### GIVEN PROBLEM
Select, from the data, each line where "using" occurs.

--- Start of DATASET EXCERPT ---

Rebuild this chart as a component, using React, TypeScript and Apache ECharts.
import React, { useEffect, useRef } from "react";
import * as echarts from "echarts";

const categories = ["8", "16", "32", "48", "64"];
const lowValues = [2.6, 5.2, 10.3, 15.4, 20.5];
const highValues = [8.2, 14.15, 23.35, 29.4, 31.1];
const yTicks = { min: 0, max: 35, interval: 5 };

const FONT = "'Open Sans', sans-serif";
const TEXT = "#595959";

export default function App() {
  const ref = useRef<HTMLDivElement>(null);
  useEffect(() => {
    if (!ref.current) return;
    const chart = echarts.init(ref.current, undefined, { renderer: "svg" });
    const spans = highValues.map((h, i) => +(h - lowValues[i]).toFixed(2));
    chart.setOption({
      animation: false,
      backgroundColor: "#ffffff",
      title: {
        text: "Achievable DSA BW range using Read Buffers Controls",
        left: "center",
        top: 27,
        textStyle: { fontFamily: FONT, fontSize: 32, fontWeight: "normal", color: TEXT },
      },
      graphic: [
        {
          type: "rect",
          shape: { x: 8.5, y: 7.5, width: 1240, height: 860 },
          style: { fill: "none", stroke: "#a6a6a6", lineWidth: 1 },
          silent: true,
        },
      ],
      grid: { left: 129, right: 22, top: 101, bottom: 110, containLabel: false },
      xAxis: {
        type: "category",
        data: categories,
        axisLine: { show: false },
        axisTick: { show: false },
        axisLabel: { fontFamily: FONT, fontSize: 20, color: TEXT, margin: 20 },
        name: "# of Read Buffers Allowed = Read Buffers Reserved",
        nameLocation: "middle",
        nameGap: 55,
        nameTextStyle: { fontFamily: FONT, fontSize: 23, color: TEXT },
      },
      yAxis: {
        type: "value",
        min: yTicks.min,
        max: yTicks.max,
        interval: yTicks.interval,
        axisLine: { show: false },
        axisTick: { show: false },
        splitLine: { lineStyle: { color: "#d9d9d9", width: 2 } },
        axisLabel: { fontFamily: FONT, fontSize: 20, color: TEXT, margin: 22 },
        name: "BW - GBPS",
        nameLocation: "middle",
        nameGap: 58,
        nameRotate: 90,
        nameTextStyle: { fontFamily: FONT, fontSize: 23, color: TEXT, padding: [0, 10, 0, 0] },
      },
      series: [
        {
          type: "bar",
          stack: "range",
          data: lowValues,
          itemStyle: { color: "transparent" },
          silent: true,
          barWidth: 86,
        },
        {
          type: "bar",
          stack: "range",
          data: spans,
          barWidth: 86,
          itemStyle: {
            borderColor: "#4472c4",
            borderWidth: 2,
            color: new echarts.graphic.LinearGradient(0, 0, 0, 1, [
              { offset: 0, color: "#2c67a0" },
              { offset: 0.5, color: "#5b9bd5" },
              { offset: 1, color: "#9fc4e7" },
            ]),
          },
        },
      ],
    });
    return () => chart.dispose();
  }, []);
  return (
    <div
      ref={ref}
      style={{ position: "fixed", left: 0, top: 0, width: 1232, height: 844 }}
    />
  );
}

--- End of DATASET EXCERPT ---

### THE OUTPUT
Rebuild this chart as a component, using React, TypeScript and Apache ECharts.
        text: "Achievable DSA BW range using Read Buffers Controls",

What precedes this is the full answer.